WORK REQUIRED -
Transcribe the whole listing without a single picture.

TASK DATA -
◇ ◇ ◇ ◇

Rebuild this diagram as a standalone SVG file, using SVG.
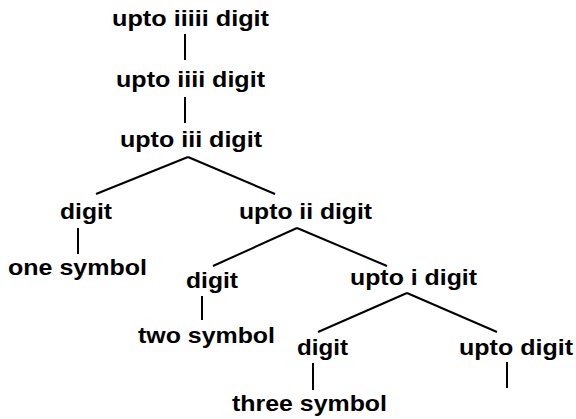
<svg xmlns="http://www.w3.org/2000/svg" width="576" height="419" viewBox="0 0 576 419">
<style>
text { font-family: "Liberation Sans", Arial, sans-serif; font-weight: bold; font-size: 22px; fill: #000; }
.e line { stroke: #000; stroke-width: 2; }
</style>
<rect width="576" height="419" fill="#fff"/>
<g class="e" id="connectors">
<line x1="185" y1="34" x2="185" y2="60"/>
<line x1="185" y1="97" x2="185" y2="123"/>
<line x1="188" y1="157" x2="96" y2="194"/>
<line x1="188" y1="157" x2="275" y2="194"/>
<line x1="78" y1="228" x2="78" y2="254"/>
<line x1="297" y1="228" x2="213" y2="266"/>
<line x1="297" y1="228" x2="387" y2="266"/>
<line x1="202" y1="296" x2="202" y2="320"/>
<line x1="407" y1="293" x2="318" y2="332"/>
<line x1="407" y1="293" x2="497" y2="332"/>
<line x1="313" y1="363" x2="313" y2="390"/>
<line x1="507" y1="362" x2="507" y2="388"/>
</g>
<g id="n1"><text x="112" y="26" textLength="157" lengthAdjust="spacingAndGlyphs">upto iiiii digit</text></g>
<g id="n2"><text x="116" y="87" textLength="149" lengthAdjust="spacingAndGlyphs">upto iiii digit</text></g>
<g id="n3"><text x="120" y="147" textLength="142" lengthAdjust="spacingAndGlyphs">upto iii digit</text></g>
<g id="n4"><text x="60" y="219" textLength="52" lengthAdjust="spacingAndGlyphs">digit</text></g>
<g id="n5"><text x="239" y="219" textLength="133" lengthAdjust="spacingAndGlyphs">upto ii digit</text></g>
<g id="n6"><text x="8" y="275" textLength="139" lengthAdjust="spacingAndGlyphs">one symbol</text></g>
<g id="n7"><text x="186" y="288" textLength="52" lengthAdjust="spacingAndGlyphs">digit</text></g>
<g id="n8"><text x="350" y="285" textLength="127" lengthAdjust="spacingAndGlyphs">upto i digit</text></g>
<g id="n9"><text x="138" y="343" textLength="137" lengthAdjust="spacingAndGlyphs">two symbol</text></g>
<g id="n10"><text x="297" y="355" textLength="51" lengthAdjust="spacingAndGlyphs">digit</text></g>
<g id="n11"><text x="459" y="355" textLength="114" lengthAdjust="spacingAndGlyphs">upto digit</text></g>
<g id="n12"><text x="232" y="411" textLength="155" lengthAdjust="spacingAndGlyphs">three symbol</text></g>
</svg>
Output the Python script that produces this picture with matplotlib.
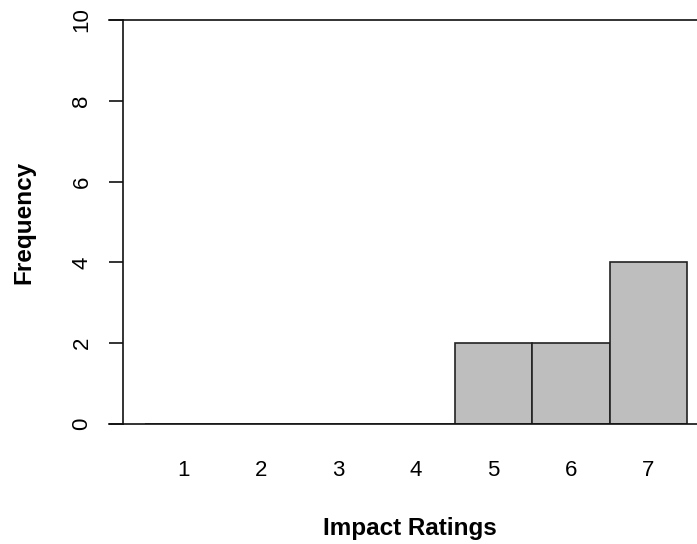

◇ ◇ ◇ ◇

FINISHED TASK -
Rebuild this diagram as a standalone SVG file, using SVG.
<svg xmlns="http://www.w3.org/2000/svg" width="576" height="419" viewBox="0 0 576 419">
<style>
text { font-family: "Liberation Sans", Arial, sans-serif; font-weight: bold; font-size: 22px; fill: #000; }
.e line { stroke: #000; stroke-width: 2; }
</style>
<rect width="576" height="419" fill="#fff"/>
<g class="e" id="connectors">
<line x1="185" y1="34" x2="185" y2="60"/>
<line x1="185" y1="97" x2="185" y2="123"/>
<line x1="188" y1="157" x2="96" y2="194"/>
<line x1="188" y1="157" x2="275" y2="194"/>
<line x1="78" y1="228" x2="78" y2="254"/>
<line x1="297" y1="228" x2="213" y2="266"/>
<line x1="297" y1="228" x2="387" y2="266"/>
<line x1="202" y1="296" x2="202" y2="320"/>
<line x1="407" y1="293" x2="318" y2="332"/>
<line x1="407" y1="293" x2="497" y2="332"/>
<line x1="313" y1="363" x2="313" y2="390"/>
<line x1="507" y1="362" x2="507" y2="388"/>
</g>
<g id="n1"><text x="112" y="26" textLength="157" lengthAdjust="spacingAndGlyphs">upto iiiii digit</text></g>
<g id="n2"><text x="116" y="87" textLength="149" lengthAdjust="spacingAndGlyphs">upto iiii digit</text></g>
<g id="n3"><text x="120" y="147" textLength="142" lengthAdjust="spacingAndGlyphs">upto iii digit</text></g>
<g id="n4"><text x="60" y="219" textLength="52" lengthAdjust="spacingAndGlyphs">digit</text></g>
<g id="n5"><text x="239" y="219" textLength="133" lengthAdjust="spacingAndGlyphs">upto ii digit</text></g>
<g id="n6"><text x="8" y="275" textLength="139" lengthAdjust="spacingAndGlyphs">one symbol</text></g>
<g id="n7"><text x="186" y="288" textLength="52" lengthAdjust="spacingAndGlyphs">digit</text></g>
<g id="n8"><text x="350" y="285" textLength="127" lengthAdjust="spacingAndGlyphs">upto i digit</text></g>
<g id="n9"><text x="138" y="343" textLength="137" lengthAdjust="spacingAndGlyphs">two symbol</text></g>
<g id="n10"><text x="297" y="355" textLength="51" lengthAdjust="spacingAndGlyphs">digit</text></g>
<g id="n11"><text x="459" y="355" textLength="114" lengthAdjust="spacingAndGlyphs">upto digit</text></g>
<g id="n12"><text x="232" y="411" textLength="155" lengthAdjust="spacingAndGlyphs">three symbol</text></g>
</svg>
Output the Python script that produces this picture with matplotlib.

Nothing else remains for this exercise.